By WSFA Staff | April 16, 2020 at 4: 37 PM CDT – Updated April 16 at 5: 37 PM
LEE COUNTY, Ala. (WSFA) – Despite efforts to keep COVID-19 at bay, one of Alabama’s largest nursing homes has been hit particularly hard, leading to multiple infections and a probe of several deaths.
Arbor Springs Health & Rehab Center in Opelika reported its first two positive cases of coronavirus in late March when an employee and a resident were confirmed to have the respiratory virus.
At that point, the state hadn’t yet confirmed its 400th case. Already, though, a hot spot was developing with 40 patients in Lee County where Arbor Springs is located.
“COVID-19 has been hard for all of us,” admitted Administrator Annie Swanson, who said the facility moved to stem any spread of the pandemic before the state’s first case was ever confirmed in mid-March.
Like other nursing homes, Arbor Springs halted visitors from entering the home and limited contact among residents “well before we were required to do so by the state and federal government,” Swanson said.
“Despite our best efforts, the virus found its way into Arbor Springs,” she went on.
In the weeks to follow, cases at the home climbed from the initial two on March 25 to at least 56 residents by mid-April. Forty-two of those cases were confirmed in the facility’s first round of testing and many had to be hospitalized.
“We have also had 23 of our 231 employees test positive for the virus,” Swanson confirmed, bringing the total number of infected individuals to 79. Nine of the workers have since recovered and returned to work.
Nine residents who tested positive have since died, the administrator said, but the Alabama Department of Public Health has ruled out the virus in two of those deaths. No determinations have been made for the other seven.

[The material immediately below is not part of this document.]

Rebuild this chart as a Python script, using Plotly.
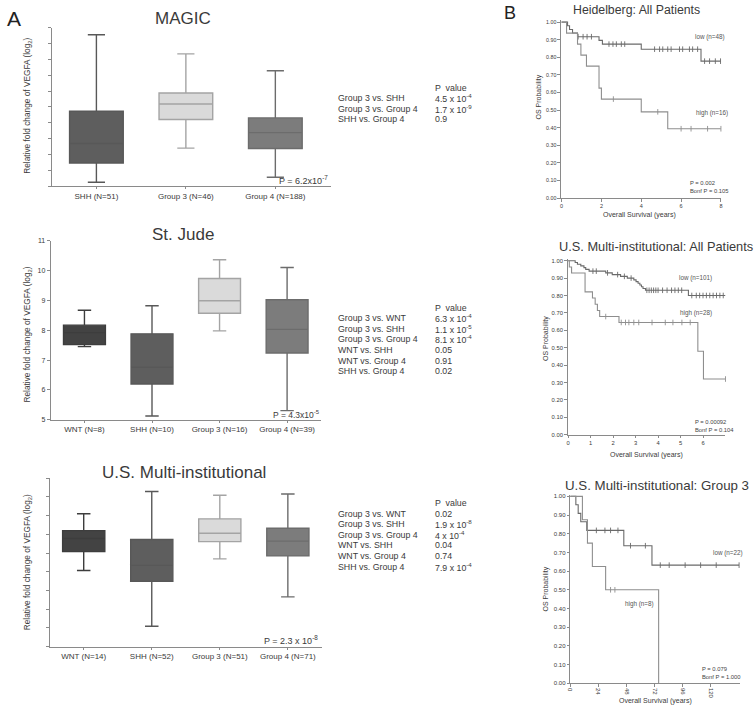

Three were on hospice care before the outbreak started.
“It has created unique challenges for skilled nursing facilities whose residents’ age and health make them more vulnerable to infection,” Swanson explained, speaking of the pandemic.
Currently, Swanson says Arbor Springs is handling 21 active cases of the virus, including in 15 residents “who have never exhibited any symptoms.” All residents with the virus are being isolated and monitored closely for any change in their condition.
“We have been open and forthcoming with our residents, their families, and our staff during this difficult time,” Swanson said. “We believe our efforts to combat the virus are showing results, and we will continue to do everything necessary to make sure we keep moving in the right direction.”
As of Thursday, ADPH had confirmed more than 4,300 cases of the illness, along with 85 deaths.